As political considerations are becoming a more prominent factor in government decision-making, the focus of the charities sector needs to be more about collective action, writes David Crosbie.

Times seem to have changed in politics. The NSW Premier Gladys Berejiklian recently said: “Governments are there to prioritise. Whether we like it or not, we let governments prioritise, make decisions, put in policies.” She also pointed out that using tax-payer funds to provide grants for her political comrades was not illegal. Both these comments relate to a $250 million council grants scheme that enabled the premier, at her discretion, to grant money to councils supportive of her government. The premier continues to defend what most people understand is a pork barrelling scheme to increase support for targeted pro NSW government political groups in government held electorates.

The NSW premier is right, governments are required to prioritise government spending, but the prioritising is meant be grounded in the interests of the people governments serve, in this case the people of NSW, not the interests of political mates, personal friends, family, or donors who will offer support to keep the government in power.
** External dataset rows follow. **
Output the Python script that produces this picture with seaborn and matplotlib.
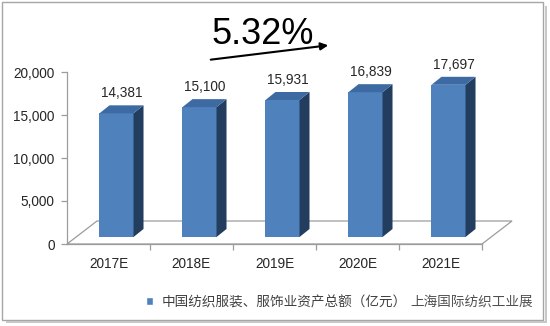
import matplotlib
matplotlib.use('Agg')
import matplotlib.pyplot as plt
import seaborn as sns
import pandas as pd
from matplotlib.patches import Polygon, Rectangle, Patch, FancyArrowPatch
from matplotlib.transforms import IdentityTransform, offset_copy

# ---- data ----
years = ['2017E', '2018E', '2019E', '2020E', '2021E']
values = [14381, 15100, 15931, 16839, 17697]
yticks = [0, 5000, 10000, 15000, 20000]
series_name = '中国纺织服装、服饰业资产总额（亿元）'
watermark = '上海国际纺织工业展'
cagr_label = '5.32%'

sns.set_theme(style='white')
plt.rcParams['font.family'] = ['Liberation Sans', 'Noto Sans CJK SC', 'DejaVu Sans']

W, H = 550, 326
FRONT = '#4F81BD'
TOP = '#3E6AA3'
SIDE = '#233D5E'
GRID = '#9C9C9C'
TXT = '#262626'

fig = plt.figure(figsize=(W / 100, H / 100), dpi=100)
fig.patch.set_facecolor('white')
ax = fig.add_axes([67 / W, (H - 244) / H, (482 - 67) / W, 172 / H])
ax.set_facecolor('none')

df = pd.DataFrame({'year': years, 'value': values})
sns.barplot(data=df, x='year', y='value', color=FRONT, width=0.41,
            saturation=1, ax=ax, zorder=5)
ax.set_xlim(-0.5, len(years) - 0.5)
ax.set_ylim(yticks[0], yticks[-1])
ax.autoscale(False)

# 3D offsets (pixels)
bdx, bdy = 8, 7      # bar front offset from floor front edge
dx, dy = 10, 8       # bar depth
fdx, fdy = 30, 23    # floor depth

# floor parallelogram
x0, y0 = ax.transData.transform((-0.5, 0))
x1, _ = ax.transData.transform((len(years) - 0.5, 0))
floor = Polygon([(x0, y0), (x1, y0), (x1 + fdx, y0 + fdy), (x0 + fdx, y0 + fdy)],
                closed=True, facecolor='none', edgecolor=GRID, lw=0.9,
                transform=IdentityTransform(), clip_on=False, zorder=1)
ax.add_patch(floor)

bar_tr = offset_copy(ax.transData, fig=fig, x=bdx, y=bdy, units='dots')
for p in list(ax.patches):
    if p is floor:
        continue
    p.set_transform(bar_tr)
    p.set_clip_on(False)
    p.set_edgecolor('none')
    bx, by = p.get_x(), p.get_y()
    bw, bh = p.get_width(), p.get_height()
    (lx, ty) = ax.transData.transform((bx, by + bh))
    (rx, byy) = ax.transData.transform((bx + bw, by))
    lx += bdx; rx += bdx; ty += bdy; byy += bdy
    side = Polygon([(rx, byy), (rx, ty), (rx + dx, ty + dy), (rx + dx, byy + dy)],
                   closed=True, facecolor=SIDE, edgecolor='none',
                   transform=IdentityTransform(), clip_on=False, zorder=5)
    top = Polygon([(lx, ty), (rx, ty), (rx + dx, ty + dy), (lx + dx, ty + dy)],
                  closed=True, facecolor=TOP, edgecolor='none',
                  transform=IdentityTransform(), clip_on=False, zorder=5)
    ax.add_patch(side)
    ax.add_patch(top)

# data labels
for i, v in enumerate(values):
    ax.annotate(f'{v:,}', xy=(i, v), xytext=(bdx + 5, bdy + dy + 5),
                textcoords='offset pixels', ha='center', va='bottom',
                fontsize=9.8, color=TXT, zorder=6)

# axes styling
for s in ['top', 'right']:
    ax.spines[s].set_visible(False)
ax.spines['left'].set_color(GRID)
ax.spines['left'].set_linewidth(0.9)
ax.spines['bottom'].set_color(GRID)
ax.spines['bottom'].set_linewidth(0.9)
ax.set_yticks(yticks)
ax.set_yticklabels([f'{t:,}' for t in yticks])
ax.tick_params(axis='y', left=True, length=4, width=0.9, color=GRID,
               pad=5, labelsize=9.8, labelcolor=TXT, direction='out')
ax.set_xticks(range(len(years)))
ax.set_xticklabels(years)
ax.tick_params(axis='x', bottom=False, length=0, pad=9, labelsize=9.8, labelcolor=TXT)
ax.set_xticks([i + 0.5 for i in range(len(years))], minor=True)
ax.tick_params(axis='x', which='minor', bottom=True, length=4, width=0.9,
               color=GRID, direction='out')
ax.set_xlabel('')
ax.set_ylabel('')
ax.grid(False)

# CAGR label and arrow
fig.text(263 / W, 1 - 34 / H, cagr_label, fontsize=26, ha='center', va='center',
         color='black')
fig.add_artist(FancyArrowPatch(
    (208 / W, 1 - 60 / H), (331 / W, 1 - 45 / H), transform=fig.transFigure,
    arrowstyle='-|>', mutation_scale=11, lw=1.5, color='black'))

# legend
fig.legend(handles=[Patch(facecolor=FRONT, label=series_name)],
           loc='center left', bbox_to_anchor=(146 / W, 1 - 302 / H),
           frameon=False, handlelength=0.55, handleheight=0.55,
           handletextpad=0.6, fontsize=9.8, labelcolor='#404040',
           borderpad=0, borderaxespad=0)
fig.text(410 / W, 1 - 302 / H, watermark, fontsize=9.8, ha='left', va='center',
         color='#505050')

# outer frame with shadow
fig.add_artist(Rectangle((2 / W, (H - 320) / H), (543 - 2) / W, (320 - 2) / H,
                         transform=fig.transFigure, fill=False,
                         edgecolor='#A6A6A6', lw=1.0))
fig.add_artist(Rectangle((545 / W, (H - 323) / H), 2 / W, (323 - 6) / H,
                         transform=fig.transFigure, facecolor='#C8C8C8',
                         edgecolor='none'))
fig.add_artist(Rectangle((6 / W, (H - 323) / H), (547 - 6) / W, 2 / H,
                         transform=fig.transFigure, facecolor='#C8C8C8',
                         edgecolor='none'))

fig.savefig('out.png', dpi=100, facecolor='white')
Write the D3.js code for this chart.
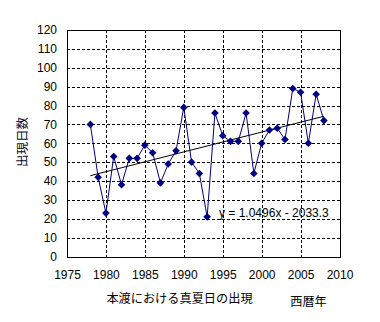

It is irrefutable that the government makes spending decisions, but when did it become acceptable that these decisions be driven by self-interest over community interest? 

The federal government has also adopted and defended this politically driven decision-making with the $102.5 million for the Community Sport Infrastructure Program, $150 million for “regional” swimming pools (including Sydney’s North Shore), and the $272 million Regional Growth Fund, just to name three grant programs that clearly involved political favouritism.

These programs have been publicly criticised, but there have been very few consequences for those involved with the notable exception of the minister who oversaw the sports grants program, Bridget McKenzie, who was forced to resign over an undeclared conflict of interest through her membership of a gun club that received funding under the scheme. It is notable that it was this personal oversight, not the minister’s politically driven decision making, that was cited as the reason for her resignation.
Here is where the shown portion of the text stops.